Without the pictures, output the lines of the material from the very first through the one that holds "Chart.register(...registerables);".

┌──

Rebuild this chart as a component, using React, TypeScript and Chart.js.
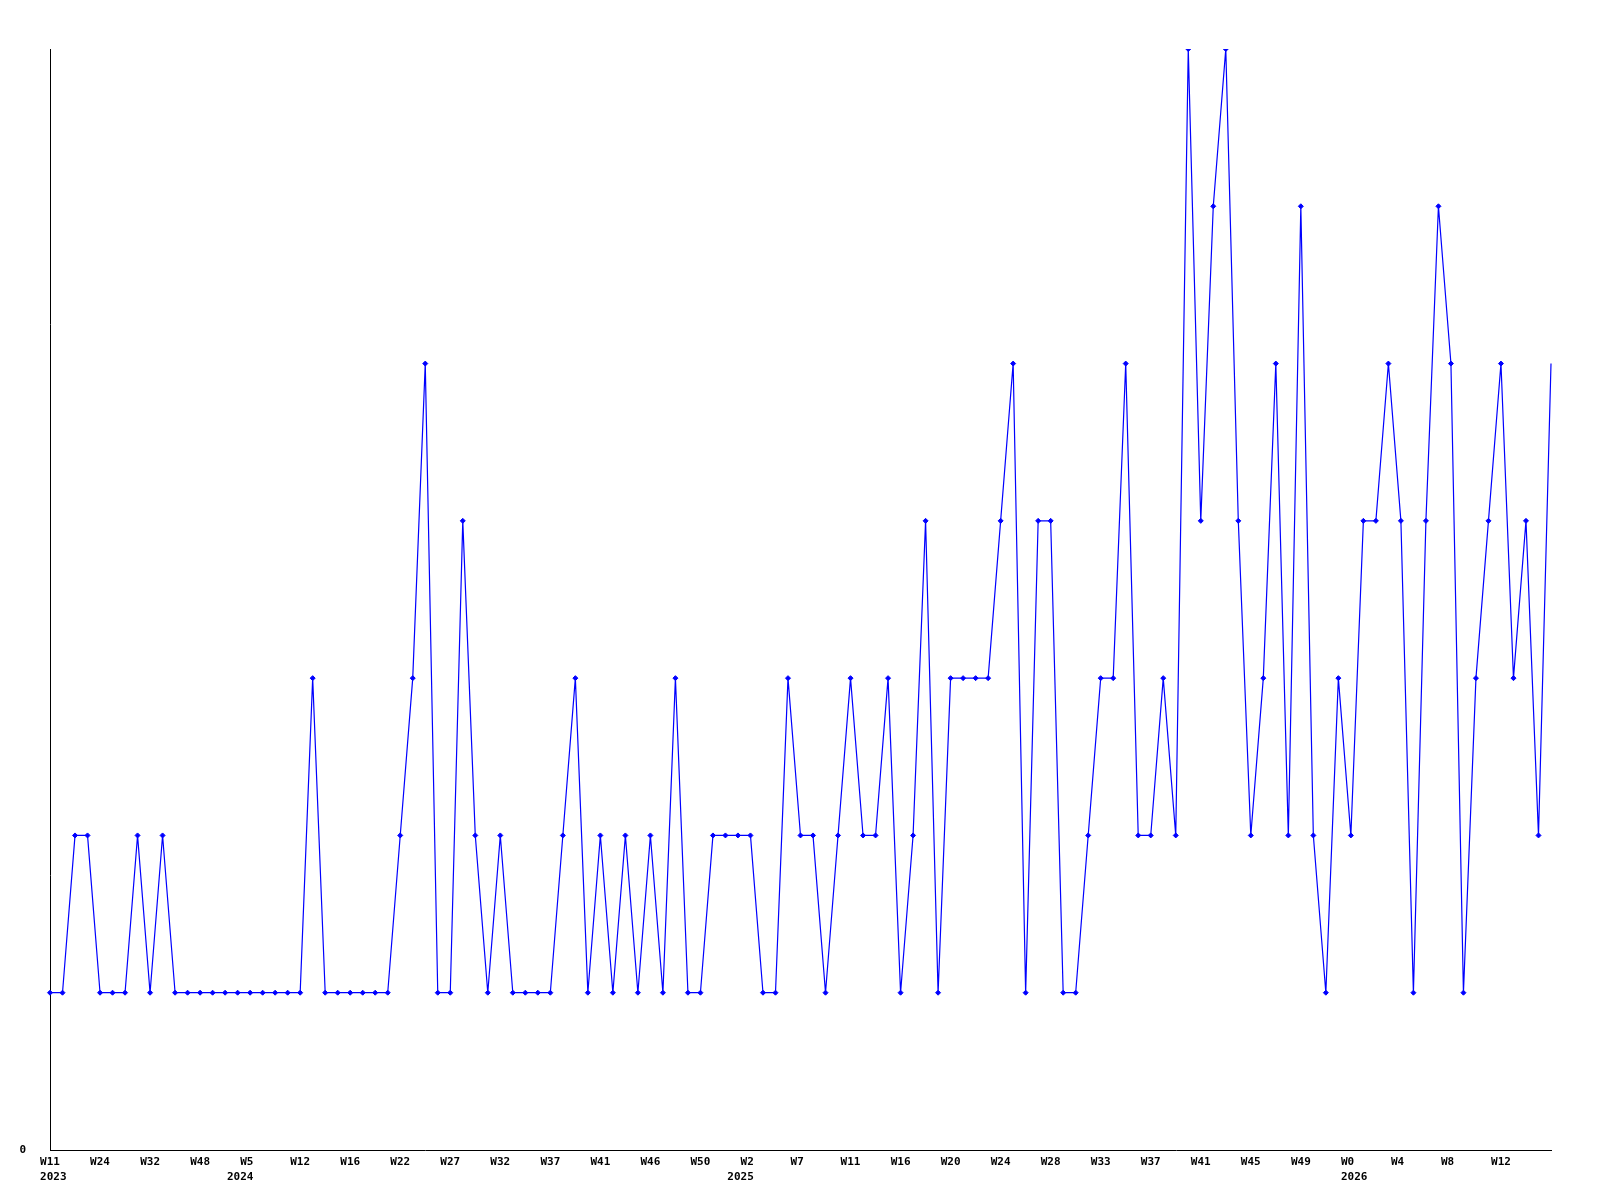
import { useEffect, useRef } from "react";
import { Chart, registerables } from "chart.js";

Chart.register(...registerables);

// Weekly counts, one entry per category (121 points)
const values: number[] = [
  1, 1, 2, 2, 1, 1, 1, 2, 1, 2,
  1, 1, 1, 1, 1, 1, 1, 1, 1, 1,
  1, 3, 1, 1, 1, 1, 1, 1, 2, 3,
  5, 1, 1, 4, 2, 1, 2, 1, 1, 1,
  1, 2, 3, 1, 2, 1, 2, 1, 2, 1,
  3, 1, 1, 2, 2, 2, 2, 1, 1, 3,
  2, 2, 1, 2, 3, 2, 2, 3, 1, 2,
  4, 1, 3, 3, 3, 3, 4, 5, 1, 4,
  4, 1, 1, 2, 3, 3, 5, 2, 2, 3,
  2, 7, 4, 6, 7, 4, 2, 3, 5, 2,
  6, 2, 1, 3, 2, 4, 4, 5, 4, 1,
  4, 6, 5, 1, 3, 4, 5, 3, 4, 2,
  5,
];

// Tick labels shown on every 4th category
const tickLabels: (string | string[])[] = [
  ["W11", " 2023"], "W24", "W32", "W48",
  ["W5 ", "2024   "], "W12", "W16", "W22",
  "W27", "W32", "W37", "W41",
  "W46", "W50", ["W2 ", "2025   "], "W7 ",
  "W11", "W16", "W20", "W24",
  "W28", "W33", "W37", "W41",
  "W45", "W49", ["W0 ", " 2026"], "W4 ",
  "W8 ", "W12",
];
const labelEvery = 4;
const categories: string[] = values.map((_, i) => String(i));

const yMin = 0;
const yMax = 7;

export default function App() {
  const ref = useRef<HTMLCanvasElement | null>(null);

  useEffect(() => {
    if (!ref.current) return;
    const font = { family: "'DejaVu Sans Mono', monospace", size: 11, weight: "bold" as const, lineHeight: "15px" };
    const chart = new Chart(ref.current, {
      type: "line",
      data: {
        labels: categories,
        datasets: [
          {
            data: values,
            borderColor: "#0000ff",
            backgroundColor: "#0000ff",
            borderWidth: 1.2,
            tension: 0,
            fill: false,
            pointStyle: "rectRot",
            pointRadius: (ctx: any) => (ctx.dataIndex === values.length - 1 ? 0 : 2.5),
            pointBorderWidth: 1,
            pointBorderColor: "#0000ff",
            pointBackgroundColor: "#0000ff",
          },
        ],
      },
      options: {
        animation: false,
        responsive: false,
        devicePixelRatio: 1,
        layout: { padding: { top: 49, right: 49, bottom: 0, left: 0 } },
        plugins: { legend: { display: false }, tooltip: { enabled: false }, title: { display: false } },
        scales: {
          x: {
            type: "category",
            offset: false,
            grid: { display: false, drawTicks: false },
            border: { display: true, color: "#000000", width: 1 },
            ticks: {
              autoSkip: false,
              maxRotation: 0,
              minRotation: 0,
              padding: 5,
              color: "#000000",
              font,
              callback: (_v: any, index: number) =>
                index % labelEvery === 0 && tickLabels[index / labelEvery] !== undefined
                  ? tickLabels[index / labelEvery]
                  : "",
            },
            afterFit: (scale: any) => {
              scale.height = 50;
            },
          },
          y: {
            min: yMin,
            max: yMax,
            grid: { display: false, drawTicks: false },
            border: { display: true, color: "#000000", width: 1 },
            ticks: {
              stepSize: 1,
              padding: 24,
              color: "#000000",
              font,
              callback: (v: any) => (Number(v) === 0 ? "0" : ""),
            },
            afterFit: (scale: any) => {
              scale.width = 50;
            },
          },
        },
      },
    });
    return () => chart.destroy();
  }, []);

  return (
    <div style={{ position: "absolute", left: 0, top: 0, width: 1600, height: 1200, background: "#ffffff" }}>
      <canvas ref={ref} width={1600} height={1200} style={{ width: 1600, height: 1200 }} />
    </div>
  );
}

└──

RESULT OF THE TASK —
Rebuild this chart as a component, using React, TypeScript and Chart.js.
import { useEffect, useRef } from "react";
import { Chart, registerables } from "chart.js";

Chart.register(...registerables);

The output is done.